§ Short problem:
Leave the pictures out and quote every line from the start of the listing to the line with "0.0, 1.0, 1.0];", inclusive.

***** Collected data

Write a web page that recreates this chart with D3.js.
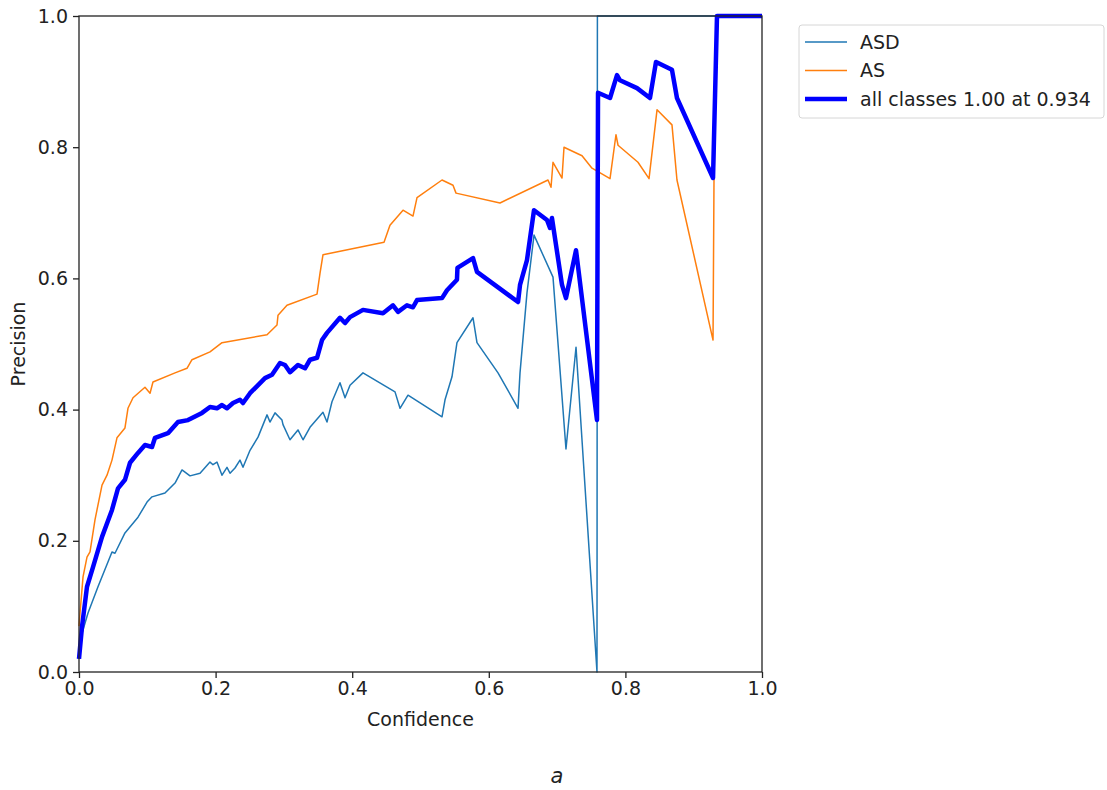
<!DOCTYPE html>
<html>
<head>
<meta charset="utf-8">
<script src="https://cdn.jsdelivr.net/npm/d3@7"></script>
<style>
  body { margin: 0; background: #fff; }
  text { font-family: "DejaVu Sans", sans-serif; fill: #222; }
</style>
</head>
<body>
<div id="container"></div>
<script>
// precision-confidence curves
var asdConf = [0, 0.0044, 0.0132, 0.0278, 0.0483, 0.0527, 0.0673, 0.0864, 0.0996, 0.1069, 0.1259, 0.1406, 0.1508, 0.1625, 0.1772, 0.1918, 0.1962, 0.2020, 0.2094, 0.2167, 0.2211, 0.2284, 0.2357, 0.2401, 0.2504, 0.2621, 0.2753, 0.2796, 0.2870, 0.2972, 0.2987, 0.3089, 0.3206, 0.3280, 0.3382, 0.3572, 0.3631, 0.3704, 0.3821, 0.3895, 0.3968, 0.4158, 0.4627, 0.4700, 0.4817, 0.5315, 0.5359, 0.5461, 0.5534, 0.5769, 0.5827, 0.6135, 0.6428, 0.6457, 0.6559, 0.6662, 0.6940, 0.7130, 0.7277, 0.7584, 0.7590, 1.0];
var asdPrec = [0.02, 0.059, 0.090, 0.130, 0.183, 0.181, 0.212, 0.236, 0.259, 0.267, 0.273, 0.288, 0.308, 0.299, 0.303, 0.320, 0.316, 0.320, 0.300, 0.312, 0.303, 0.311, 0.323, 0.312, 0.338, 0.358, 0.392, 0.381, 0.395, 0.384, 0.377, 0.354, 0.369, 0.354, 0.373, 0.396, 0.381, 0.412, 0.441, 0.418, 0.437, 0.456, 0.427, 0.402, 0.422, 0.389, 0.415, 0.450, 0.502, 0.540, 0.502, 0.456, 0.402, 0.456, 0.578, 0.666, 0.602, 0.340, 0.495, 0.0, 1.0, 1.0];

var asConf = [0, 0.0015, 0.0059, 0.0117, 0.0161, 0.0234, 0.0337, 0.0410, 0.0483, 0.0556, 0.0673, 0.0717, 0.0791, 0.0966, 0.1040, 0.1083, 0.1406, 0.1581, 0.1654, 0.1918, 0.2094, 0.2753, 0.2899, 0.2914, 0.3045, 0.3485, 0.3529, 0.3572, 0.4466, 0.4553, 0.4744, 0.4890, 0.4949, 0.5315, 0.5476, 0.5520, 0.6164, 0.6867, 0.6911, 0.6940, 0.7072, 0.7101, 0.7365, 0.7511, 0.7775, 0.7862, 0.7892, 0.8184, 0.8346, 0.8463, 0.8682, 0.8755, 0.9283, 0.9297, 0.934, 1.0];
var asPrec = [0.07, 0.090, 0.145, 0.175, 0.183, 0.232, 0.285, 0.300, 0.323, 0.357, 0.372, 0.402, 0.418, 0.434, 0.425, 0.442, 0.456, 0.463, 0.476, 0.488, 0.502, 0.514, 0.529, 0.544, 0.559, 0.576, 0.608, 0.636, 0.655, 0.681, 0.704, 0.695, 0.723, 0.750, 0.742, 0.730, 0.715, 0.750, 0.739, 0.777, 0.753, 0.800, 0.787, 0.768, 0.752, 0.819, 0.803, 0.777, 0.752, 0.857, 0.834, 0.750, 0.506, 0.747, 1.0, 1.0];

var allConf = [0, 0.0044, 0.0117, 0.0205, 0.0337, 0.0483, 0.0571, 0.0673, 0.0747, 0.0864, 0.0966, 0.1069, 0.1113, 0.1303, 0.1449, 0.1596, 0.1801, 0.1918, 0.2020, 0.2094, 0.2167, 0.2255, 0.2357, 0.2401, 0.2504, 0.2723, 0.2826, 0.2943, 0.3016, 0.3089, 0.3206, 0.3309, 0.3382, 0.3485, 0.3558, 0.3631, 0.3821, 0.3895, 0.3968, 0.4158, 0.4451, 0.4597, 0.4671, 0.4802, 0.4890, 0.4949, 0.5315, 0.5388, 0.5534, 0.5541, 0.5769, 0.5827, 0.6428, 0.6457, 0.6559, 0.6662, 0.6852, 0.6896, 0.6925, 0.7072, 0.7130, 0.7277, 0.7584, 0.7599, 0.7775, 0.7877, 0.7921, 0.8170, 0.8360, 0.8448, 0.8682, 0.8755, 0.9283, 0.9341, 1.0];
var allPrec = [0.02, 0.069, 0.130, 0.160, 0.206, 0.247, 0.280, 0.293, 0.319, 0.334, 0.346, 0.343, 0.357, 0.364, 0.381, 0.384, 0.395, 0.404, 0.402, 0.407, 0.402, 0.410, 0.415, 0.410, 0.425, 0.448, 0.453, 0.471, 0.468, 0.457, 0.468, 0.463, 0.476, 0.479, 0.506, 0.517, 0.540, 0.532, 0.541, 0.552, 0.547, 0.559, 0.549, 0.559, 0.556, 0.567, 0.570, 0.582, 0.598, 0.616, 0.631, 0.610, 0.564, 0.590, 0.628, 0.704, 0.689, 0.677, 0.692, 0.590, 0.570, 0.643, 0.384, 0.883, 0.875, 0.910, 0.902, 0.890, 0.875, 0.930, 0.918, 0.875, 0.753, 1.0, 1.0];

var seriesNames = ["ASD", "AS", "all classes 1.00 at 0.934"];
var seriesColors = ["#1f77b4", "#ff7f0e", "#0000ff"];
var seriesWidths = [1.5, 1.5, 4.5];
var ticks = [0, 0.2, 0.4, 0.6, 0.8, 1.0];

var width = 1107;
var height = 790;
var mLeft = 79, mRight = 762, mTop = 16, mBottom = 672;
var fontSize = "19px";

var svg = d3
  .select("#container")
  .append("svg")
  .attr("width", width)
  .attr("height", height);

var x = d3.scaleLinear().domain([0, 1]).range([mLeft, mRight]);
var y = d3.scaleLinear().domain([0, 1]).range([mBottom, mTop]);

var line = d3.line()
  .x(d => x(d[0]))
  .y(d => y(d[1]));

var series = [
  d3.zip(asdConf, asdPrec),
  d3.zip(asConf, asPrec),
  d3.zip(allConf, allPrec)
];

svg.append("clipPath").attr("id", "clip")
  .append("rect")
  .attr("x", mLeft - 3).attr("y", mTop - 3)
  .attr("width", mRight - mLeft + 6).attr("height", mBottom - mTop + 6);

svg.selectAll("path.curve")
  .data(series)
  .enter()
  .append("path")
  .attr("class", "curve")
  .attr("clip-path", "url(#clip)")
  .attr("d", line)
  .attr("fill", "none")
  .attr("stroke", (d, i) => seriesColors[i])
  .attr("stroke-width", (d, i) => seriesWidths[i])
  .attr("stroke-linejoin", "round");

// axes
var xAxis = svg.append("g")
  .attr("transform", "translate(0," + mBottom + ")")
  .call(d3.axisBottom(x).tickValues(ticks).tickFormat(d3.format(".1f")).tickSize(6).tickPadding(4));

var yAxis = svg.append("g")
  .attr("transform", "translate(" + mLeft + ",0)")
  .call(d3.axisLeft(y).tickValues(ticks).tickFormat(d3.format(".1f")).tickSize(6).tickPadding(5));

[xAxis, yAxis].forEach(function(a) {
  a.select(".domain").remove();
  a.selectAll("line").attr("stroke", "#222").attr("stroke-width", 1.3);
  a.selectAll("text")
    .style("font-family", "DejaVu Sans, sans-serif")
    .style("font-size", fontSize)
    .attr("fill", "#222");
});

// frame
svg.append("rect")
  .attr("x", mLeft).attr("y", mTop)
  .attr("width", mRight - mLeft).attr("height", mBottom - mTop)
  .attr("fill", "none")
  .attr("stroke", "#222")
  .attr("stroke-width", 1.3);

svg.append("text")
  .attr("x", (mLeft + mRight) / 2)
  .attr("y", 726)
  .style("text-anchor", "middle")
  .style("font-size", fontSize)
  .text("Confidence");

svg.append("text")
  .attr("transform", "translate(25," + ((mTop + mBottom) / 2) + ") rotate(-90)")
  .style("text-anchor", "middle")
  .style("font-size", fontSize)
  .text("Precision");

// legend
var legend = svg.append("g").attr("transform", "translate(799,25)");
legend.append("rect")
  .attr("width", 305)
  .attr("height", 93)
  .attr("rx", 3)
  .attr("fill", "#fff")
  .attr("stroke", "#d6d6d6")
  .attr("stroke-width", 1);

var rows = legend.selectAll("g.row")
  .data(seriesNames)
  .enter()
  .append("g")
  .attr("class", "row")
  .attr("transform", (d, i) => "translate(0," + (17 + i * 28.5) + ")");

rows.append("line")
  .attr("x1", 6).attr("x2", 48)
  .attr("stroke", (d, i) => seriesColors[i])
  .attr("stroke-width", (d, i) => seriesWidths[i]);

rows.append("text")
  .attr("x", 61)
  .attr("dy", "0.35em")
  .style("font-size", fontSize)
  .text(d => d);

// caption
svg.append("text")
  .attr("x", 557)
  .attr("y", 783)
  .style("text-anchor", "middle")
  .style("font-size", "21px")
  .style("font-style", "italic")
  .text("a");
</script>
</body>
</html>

**********

§ Task response:
Write a web page that recreates this chart with D3.js.
<!DOCTYPE html>
<html>
<head>
<meta charset="utf-8">
<script src="https://cdn.jsdelivr.net/npm/d3@7"></script>
<style>
  body { margin: 0; background: #fff; }
  text { font-family: "DejaVu Sans", sans-serif; fill: #222; }
</style>
</head>
<body>
<div id="container"></div>
<script>
// precision-confidence curves
var asdConf = [0, 0.0044, 0.0132, 0.0278, 0.0483, 0.0527, 0.0673, 0.0864, 0.0996, 0.1069, 0.1259, 0.1406, 0.1508, 0.1625, 0.1772, 0.1918, 0.1962, 0.2020, 0.2094, 0.2167, 0.2211, 0.2284, 0.2357, 0.2401, 0.2504, 0.2621, 0.2753, 0.2796, 0.2870, 0.2972, 0.2987, 0.3089, 0.3206, 0.3280, 0.3382, 0.3572, 0.3631, 0.3704, 0.3821, 0.3895, 0.3968, 0.4158, 0.4627, 0.4700, 0.4817, 0.5315, 0.5359, 0.5461, 0.5534, 0.5769, 0.5827, 0.6135, 0.6428, 0.6457, 0.6559, 0.6662, 0.6940, 0.7130, 0.7277, 0.7584, 0.7590, 1.0];
var asdPrec = [0.02, 0.059, 0.090, 0.130, 0.183, 0.181, 0.212, 0.236, 0.259, 0.267, 0.273, 0.288, 0.308, 0.299, 0.303, 0.320, 0.316, 0.320, 0.300, 0.312, 0.303, 0.311, 0.323, 0.312, 0.338, 0.358, 0.392, 0.381, 0.395, 0.384, 0.377, 0.354, 0.369, 0.354, 0.373, 0.396, 0.381, 0.412, 0.441, 0.418, 0.437, 0.456, 0.427, 0.402, 0.422, 0.389, 0.415, 0.450, 0.502, 0.540, 0.502, 0.456, 0.402, 0.456, 0.578, 0.666, 0.602, 0.340, 0.495, 0.0, 1.0, 1.0];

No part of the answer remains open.